Ефремов: А как читатель я тебе уже сказал, что кого-то я плохо знаю, совсем не знаю, хотя попадаются очень интересные современные писатели. Есть у нас Битов и другие. Это все серьезные писатели.

Минчин: Театральные критики: импотенты они или приносят пользу?
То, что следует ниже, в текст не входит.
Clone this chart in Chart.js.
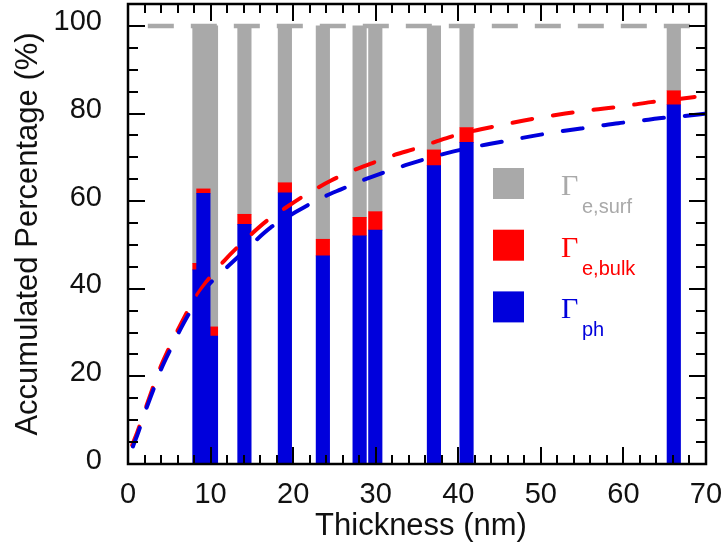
<!DOCTYPE html>
<html>
<head>
<meta charset="utf-8">
<title>Accumulated percentage vs thickness</title>
<script src="https://cdn.jsdelivr.net/npm/chart.js@4.4.1/dist/chart.umd.min.js"></script>
<style>
  html, body { margin: 0; padding: 0; background: #fff; }
</style>
</head>
<body>
<canvas id="thickChart" width="725" height="548"></canvas>
<script>
"use strict";

// samples: film thickness (nm)
const thickness = [8.65, 9.13, 10.05, 14.1, 19.0, 23.6, 28.05, 29.95, 37.05, 41.0, 66.1];
// accumulated % : top of the phonon part, then top of the bulk-electron part
const phTop   = [44.3, 61.8, 29.2, 54.7, 61.9, 47.5, 52.1, 53.4, 68.1, 73.4, 82.0];
const bulkTop = [45.8, 62.8, 31.3, 57.0, 64.2, 51.3, 56.3, 57.6, 71.7, 76.8, 85.2];
const surfTop = [100, 100, 100, 100, 100, 100, 100, 100, 100, 100, 100];

// model curves (dashed)
const redX = [0.5, 1.15, 2.0, 2.97, 4.0, 5.15, 6.5, 7.77, 9.5, 11.7, 14.0, 16.8, 19.5, 22.0, 24.6, 27.1,
  29.6, 32.35, 35.0, 37.45, 40.0, 42.75, 45.3, 47.8, 50.3, 52.95, 55.6, 58.2, 60.8, 63.3, 65.8, 68.4, 70];
const redY = [4.3, 7.4, 12.0, 17.2, 22.4, 27.2, 32.3, 36.8, 41.6, 46.5, 50.8, 55.5, 59.0, 62.0, 64.7, 66.9,
  68.7, 70.6, 72.1, 73.7, 75.2, 76.4, 77.4, 78.35, 79.2, 80.0, 80.7, 81.25, 81.9, 82.6, 83.1, 83.7, 84.1];
const blueX = [0.6, 1.2, 2.0, 3.0, 4.0, 5.2, 6.5, 7.8, 9.5, 11.7, 14.0, 17.3, 20.3, 23.3, 25.8, 28.2,
  30.9, 33.6, 36.0, 38.5, 41.2, 43.9, 46.5, 49.1, 51.6, 54.2, 56.8, 59.4, 61.9, 64.3, 67.2, 70];
const blueY = [4.0, 7.0, 11.5, 16.6, 21.6, 26.4, 31.3, 35.6, 40.3, 44.4, 48.4, 54.0, 57.5, 60.6, 62.7, 64.6,
  66.5, 68.2, 69.6, 70.9, 72.1, 73.1, 74.0, 74.9, 75.7, 76.4, 77.1, 77.8, 78.3, 78.9, 79.4, 80.0];
// 100 % reference line
const limitX = [2.4, 70];
const limitY = [100, 100];

// axes
const xTicks = [0, 10, 20, 30, 40, 50, 60, 70];
const yTicks = [0, 20, 40, 60, 80, 100];
const xMinorStep = 2;
const yMinorStep = 5;

// legend entries: Γ with subscript
const legendSubs = ['e,surf', 'e,bulk', 'ph'];
const legendColors = ['#a9a9a9', '#ff0000', '#0000dc'];

const GRAY = '#a9a9a9', RED = '#ff0000', BLUE = '#0000dc';
const SANS = "'Liberation Sans', Arial, Helvetica, sans-serif";
const SERIF = "'Liberation Serif', 'Times New Roman', serif";

const toPoints = (xs, ys) => xs.map((x, i) => ({ x: x, y: ys[i] }));

// floating bar segments from the accumulated values
const phBars = thickness.map((t, i) => ({ x: t, y: [0, phTop[i]] }));
const bulkBars = thickness.map((t, i) => ({ x: t, y: [phTop[i], bulkTop[i]] }));
const surfBars = thickness.map((t, i) => ({ x: t, y: [bulkTop[i], surfTop[i]] }));

const barStyle = { type: 'bar', grouped: false, barThickness: 13.5, borderWidth: 0 };
const lineStyle = { type: 'line', fill: false, pointRadius: 0, borderWidth: 4,
  cubicInterpolationMode: 'monotone', borderCapStyle: 'round' };

// frame with inward ticks on all four sides
const frame = {
  id: 'frame',
  afterDatasetsDraw(chart) {
    const { ctx, chartArea: a, scales: { x, y } } = chart;
    ctx.save();
    ctx.strokeStyle = '#000';
    ctx.lineWidth = 2;
    ctx.beginPath();
    for (let v = x.min; v <= x.max; v += xMinorStep) {
      const px = Math.round(x.getPixelForValue(v));
      const len = v % 10 === 0 ? 17 : 9;
      ctx.moveTo(px, a.bottom); ctx.lineTo(px, a.bottom - len);
      ctx.moveTo(px, a.top); ctx.lineTo(px, a.top + len);
    }
    for (let v = 0; v <= y.max; v += yMinorStep) {
      const py = Math.round(y.getPixelForValue(v));
      const len = v % 20 === 0 ? 17 : 10;
      ctx.moveTo(a.left, py); ctx.lineTo(a.left + len, py);
      ctx.moveTo(a.right, py); ctx.lineTo(a.right - len, py);
    }
    ctx.stroke();
    ctx.lineWidth = 2.5;
    ctx.strokeRect(a.left, a.top, a.right - a.left, a.bottom - a.top);
    ctx.restore();
  }
};

// axis titles and the Γ legend
const labels = {
  id: 'labels',
  afterDraw(chart) {
    const { ctx, chartArea: a } = chart;
    ctx.save();
    ctx.fillStyle = '#111';
    ctx.textAlign = 'center';
    ctx.textBaseline = 'alphabetic';
    ctx.font = '31px ' + SANS;
    ctx.fillText('Thickness (nm)', (a.left + a.right) / 2 + 4, 535);

    ctx.translate(37, (a.top + a.bottom) / 2);
    ctx.rotate(-Math.PI / 2);
    ctx.fillText('Accumulated Percentage (%)', 0, 0);
    ctx.restore();

    ctx.save();
    legendSubs.forEach((sub, i) => {
      const top = 168 + i * 61.7;
      ctx.fillStyle = legendColors[i];
      ctx.fillRect(493, top, 31, 31);
      ctx.textAlign = 'left';
      ctx.textBaseline = 'alphabetic';
      ctx.font = '30px ' + SERIF;
      ctx.fillText('\u0393', 561, top + 27);
      ctx.font = '20px ' + SANS;
      ctx.fillText(sub, 582, top + 45);
    });
    ctx.restore();
  }
};

let ctx = document.getElementById('thickChart');

let thickChart = new Chart(ctx, {
  type: 'bar',
  data: {
    datasets: [
      { ...lineStyle, label: 'ph model', data: toPoints(blueX, blueY), borderColor: BLUE,
        borderDash: [20, 21], order: 0 },
      { ...lineStyle, label: 'ph + e,bulk model', data: toPoints(redX, redY), borderColor: RED,
        borderDash: [20, 21], order: 1 },
      { ...barStyle, label: 'Γph', data: phBars, backgroundColor: BLUE, order: 2 },
      { ...barStyle, label: 'Γe,bulk', data: bulkBars, backgroundColor: RED, order: 3 },
      { ...barStyle, label: 'Γe,surf', data: surfBars, backgroundColor: GRAY, order: 4 },
      { ...lineStyle, label: '100 %', data: toPoints(limitX, limitY), borderColor: GRAY,
        borderWidth: 4.5, borderCapStyle: 'butt', borderDash: [26, 17], cubicInterpolationMode: 'default',
        tension: 0, order: 5 }
    ]
  },
  options: {
    responsive: false,
    animation: false,
    devicePixelRatio: 1,
    layout: { padding: { top: 4, right: 19, left: 0, bottom: 0 } },
    plugins: {
      legend: { display: false },
      tooltip: { enabled: false }
    },
    scales: {
      x: {
        type: 'linear',
        min: 0,
        max: 70,
        offset: false,
        bounds: 'data',
        grid: { display: false, offset: false },
        border: { display: false },
        afterBuildTicks: s => { s.ticks = xTicks.map(v => ({ value: v })); },
        afterFit: s => { s.height = 84; s.paddingLeft = 0; s.paddingRight = 0; },
        ticks: { font: { size: 29, family: SANS }, color: '#111', padding: 6,
          maxRotation: 0, autoSkip: false }
      },
      y: {
        type: 'linear',
        min: 0,
        max: 105,
        bounds: 'data',
        grace: 0,
        grid: { display: false },
        border: { display: false },
        afterBuildTicks: s => { s.ticks = yTicks.map(v => ({ value: v })); },
        afterFit: s => { s.width = 128; s.paddingTop = 0; s.paddingBottom = 0; },
        ticks: { font: { size: 29, family: SANS }, color: '#111', padding: 18, labelOffset: -3.5 }
      }
    }
  },
  plugins: [frame, labels]
});
</script>
</body>
</html>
Ефремов: Надо как-то разделить: есть старшее поколение – Инна Соловьева, Крымова, Туровская, Слободин – это расцвет в шестидесятые годы. Первые рецензии на мой первый спектакль написала в журнале «Театр» Соловьева. Сейчас это маститый критик, имеет свою школу и т. д. Вот если брать нынешних, молодых, они все хотят в чем-то утвердиться. Иногда они утверждаются вообще отрицанием, иногда таким, я бы сказал, резким хулиганским отрицанием. Есть такая телевизионная передача, они обсуждают какое-то явление искусства и показывают палец так или так. Я смотрел два раза; красивая девчонка, умно очень говорит, и я думаю, что же мне не нравится в том, что она говорит, и сразу выплывает из Чехова та самая старшая сестра, которая была умна, которая все философствовала и прочее. Я бы так сказал: XX век – век утверждения режиссуры как искусства в мировом театре, никуда не деться. Так они это еще в большей степени подчеркивают. И даже когда они хвалят актера, все равно это оскорбительно. Это все равно не дотягивает, как бы они умно ни говорили, до того сложнейшего, до такого труднейшего из всех искусств, как искусство актера. К сожалению, так. А старшее наше поколение… Я всегда с уважением прислушиваюсь к ним или разговариваю с ними, или даже читаю то, что они пишут, и что-то, наверное, откладывается в голове. Никаких истерик, никаких перезвонов я не устраиваю. Есть такие режиссеры знакомые, которые спорят по телефону, например Эфрос. Он всегда звонил, ругался с критиками. Я – нет. Я этого не понимаю. Написал ты, а я еще с тобой буду спорить. Это несерьезно.